As stated in the previous evaluation of New London as a hurricane haven. New London is one of the few major east coast Navy ports to have experienced a major storm surge in this century. The storm surge of 21 September 1938 caused considerable destruction. Witnesses reported that the storm surge had the appearance of a tidal bore (wall of water), likely attributable to the high rate of forward movement of the storm. Such an event may account for the extensive damage to vessels and facilities in the lower harbor area. Storm surge levels varied from approximately 9.7 ft from the mouth of the Thames River up to the highway and railroad bridges to 10.5 ft at the SUBASE. Surge levels are in reference to National Geodetic Vertical Datum (NGVD), which approximates to mean sea level. Hurricane Carol caused a surge of approximately 9.1 ft above NGVD in 1954. Lesser storm surges from other storms occurred in 1960 (Donna) and 1985 (Gloria), but exact water level data are not available.

Mystic, CT, a small harbor located 5 nmi east of New London, experienced a storm surge of 11.6 ft above MLW during the 1938 hurricane, 10.1 ft above MLW during Hurricane Carol in 1954, 7.0 ft above MLW during Hurricane Donna in 1960, and 6.4 ft above MLW during Hurricane Gloria in 1985 (Treworgy, 1996). If Gloria's surge had coincided with high tide, the water level would have been 8.5 ft above MLW.

Figure VIII-18 illustrates a tidal flood profile for New London Harbor and the Thames River. When applying historical high water marks to present day facilities, approximately one-half foot should be added to the NGVD values in the figure to account for the changing sea level since 1929. The 1938 storm surge was slightly greater than that expected once in a hundred years (the 100-year flood level).

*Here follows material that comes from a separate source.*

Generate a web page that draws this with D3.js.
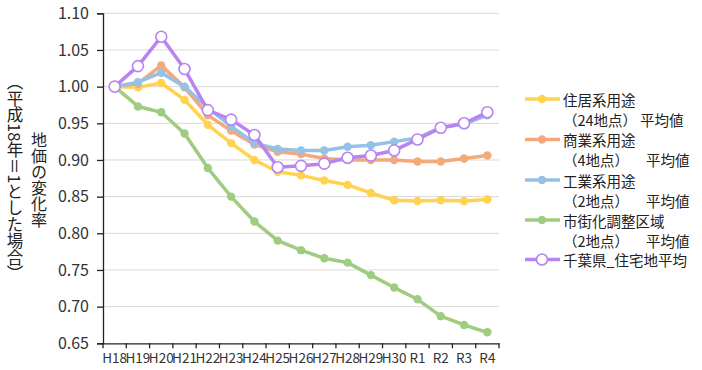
<!DOCTYPE html>
<html><head><meta charset="utf-8">
<script src="https://cdn.jsdelivr.net/npm/d3@7/dist/d3.min.js"></script>
<style>
html,body{margin:0;padding:0;background:#fff;}
svg{display:block;font-family:"Noto Sans CJK JP","Noto Sans",sans-serif;}
</style></head>
<body><svg id="c" width="702" height="370"></svg>
<script>
const categories = ["H18","H19","H20","H21","H22","H23","H24","H25","H26","H27","H28","H29","H30","R1","R2","R3","R4"];
const yTicks = [0.65,0.70,0.75,0.80,0.85,0.90,0.95,1.00,1.05,1.10];
const seriesNames = ["住居系用途","商業系用途","工業系用途","市街化調整区域","千葉県_住宅地平均"];
const seriesSub = ["（24地点）","（4地点）","（2地点）","（2地点）",""];
const residential = [1.000,0.999,1.005,0.982,0.948,0.923,0.900,0.884,0.879,0.872,0.866,0.855,0.845,0.844,0.845,0.844,0.846];
const commercial  = [1.000,1.004,1.029,0.999,0.961,0.940,0.921,0.911,0.908,0.902,0.900,0.900,0.900,0.898,0.898,0.902,0.906];
const industrial  = [1.000,1.006,1.019,1.000,0.971,0.946,0.923,0.915,0.913,0.913,0.918,0.920,0.925,0.930,0.944,0.949,0.961];
const urbanCtrl   = [1.000,0.973,0.965,0.936,0.889,0.850,0.816,0.790,0.777,0.766,0.760,0.743,0.726,0.710,0.687,0.675,0.665];
const chibaAvg    = [1.000,1.028,1.068,1.024,0.968,0.955,0.934,0.890,0.892,0.895,0.903,0.906,0.913,0.928,0.944,0.950,0.965];
const seriesValues = [residential, commercial, industrial, urbanCtrl, chibaAvg];
const colors = ["#FFD34F","#F4A97B","#95C1E6","#9FCC80","#B983F2"];

const svg = d3.select("#c");
const L = 103, R = 499, T = 13.3, B = 343.3;
const x = d3.scaleBand().domain(categories).range([L, R]).padding(0);
const y = d3.scaleLinear().domain([0.65, 1.10]).range([B, T]);
const cx = c => x(c) + x.bandwidth()/2;

// grid
svg.append("g").selectAll("line").data(yTicks.filter(v => v > 0.65)).join("line")
  .attr("x1", L).attr("x2", R).attr("y1", d => y(d)).attr("y2", d => y(d))
  .attr("stroke", "#d9d9d9").attr("stroke-width", 1);

// y axis
const ya = svg.append("g").attr("transform", `translate(${L},0)`)
  .call(d3.axisLeft(y).tickValues(yTicks).tickFormat(d3.format(".2f")).tickSize(6).tickPadding(8));
ya.select(".domain").attr("stroke", "#222").attr("stroke-width", 1.3);
ya.selectAll(".tick line").attr("stroke", "#222").attr("stroke-width", 1.3);
ya.selectAll("text").attr("font-size", 16).attr("fill", "#333").attr("font-family", "'Noto Sans CJK JP'");

// x axis
const xa = svg.append("g").attr("transform", `translate(0,${B})`)
  .call(d3.axisBottom(x).tickSize(0).tickPadding(10));
xa.select(".domain").attr("stroke", "#222").attr("stroke-width", 1.3);
xa.selectAll("text").attr("font-size", 13.5).attr("fill", "#333").attr("font-family", "'Noto Sans CJK JP'");
const bounds = categories.map(c => x(c)).concat([x(categories[categories.length-1]) + x.bandwidth()]);
xa.append("g").selectAll("line").data(bounds).join("line")
  .attr("x1", d => d).attr("x2", d => d).attr("y1", 0).attr("y2", 5)
  .attr("stroke", "#222").attr("stroke-width", 1.3);

// lines
const line = d3.line().x((d,i) => cx(categories[i])).y(d => y(d));
seriesValues.forEach((vals, si) => {
  const g = svg.append("g");
  g.append("path").datum(vals).attr("d", line).attr("fill", "none")
    .attr("stroke", colors[si]).attr("stroke-width", 3.5).attr("stroke-linejoin", "round");
  const open = si === 4;
  g.selectAll("circle").data(vals).join("circle")
    .attr("cx", (d,i) => cx(categories[i])).attr("cy", d => y(d))
    .attr("r", open ? 5.5 : 4.2)
    .attr("fill", open ? "#fff" : colors[si])
    .attr("stroke", open ? colors[si] : "none").attr("stroke-width", 1.6);
});

// axis titles (vertical)
svg.append("text").attr("x", 39).attr("y", 180)
  .style("writing-mode", "vertical-rl").attr("text-anchor", "middle")
  .attr("font-size", 16).attr("fill", "#222").text("地価の変化率");
svg.append("text").attr("x", 15).attr("y", 178)
  .style("writing-mode", "vertical-rl").attr("text-anchor", "middle")
  .attr("font-size", 16.5).attr("fill", "#222").text("（平成18年＝1とした場合）");

// legend
const rows = [99, 139.5, 180, 220, 259.5];
const lg = svg.append("g");
seriesNames.forEach((name, i) => {
  const ry = rows[i];
  lg.append("line").attr("x1", 525).attr("x2", 560).attr("y1", ry).attr("y2", ry)
    .attr("stroke", colors[i]).attr("stroke-width", 3.5);
  lg.append("circle").attr("cx", 542).attr("cy", ry).attr("r", i === 4 ? 5.5 : 4.2)
    .attr("fill", i === 4 ? "#fff" : colors[i])
    .attr("stroke", i === 4 ? colors[i] : "none").attr("stroke-width", 1.6);
  lg.append("text").attr("x", 563).attr("y", ry + 1.5).attr("dy", "0.35em")
    .attr("font-size", 14.5).attr("fill", "#222").text(name);
  if (seriesSub[i]) {
    lg.append("text").attr("x", 563).attr("y", ry + 21.5).attr("dy", "0.35em")
      .attr("font-size", 14.5).attr("fill", "#222").text(seriesSub[i]);
    lg.append("text").attr("x", i === 0 ? 640 : 646).attr("y", ry + 21.5).attr("dy", "0.35em")
      .attr("font-size", 14.5).attr("fill", "#222").text("平均値");
  }
});
</script></body></html>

A storm surge calculation computer program called SLOSH (an acronym for Sea, Lake and Overland Surges from Hurricanes) indicates that the New London area is susceptible to greater surge levels than that indicated by the 100-year flood level in Figure VIII-18. Table VIII-4 lists computed surge heights for three locations: (1) The mouth of the Thames River, (2) Thames River adjacent to the State Pier, and (3) Thames River adjacent to the SUBASE. The locations are indicated by circled numbers 1 through 3 on Figure VIII-2. Calculations were made for hurricane categories 1 through 4 on the Saffir-Simpson scale, a hurricane rating system commonly used to classify hurricanes according to their strength. See Table VIII-5.

Table VIII-4 indicates that the SUBASE can expect storm surge levels that are approximately one to two feet higher than those farther south in the Thames River. Because the constriction at the bridges and widening of the river above the bridges, the area north of the bridges escapes the destructive kinetic effects of storm surge, but it is not immune to the flooding associated with a hurricane strike. The prior evaluation of New London as a hurricane haven stated that during the 1938 hurricane, a 100-ft two-rnasted schooner was sunk at the Coast Guard Academy docks after being battered by strong winds. The SUBASE sustained mainly water damage from the same storm, along with minor damage to piers and the sinking of a floating crane (YD). The evidence suggests that although the SUBASE area experienced flooding during the 1938 hurricane, the areas close to the river's mouth suffered the more destructive impact of the storm surge. It is further theorized that the crane and schooner were submerged by taut mooring lines at their berths.

Astronomical tides are of only limited concern in New London other than their timing relative to the occurrence of a storm surge. The 1938 storm surge occurred about two hours before the predicted high tide, thus causing a storm surge to be added to a tide that was near its high level. The tidal range at State Pier is only about 2.6 ft from mean high water to mean low water. The most recent tide tables should be consulted for exact values. River currents, although relatively strong on the ebb, are not of major concern at the SUBASE since tugs are routinely required for all submarine docking and undocking evolutions.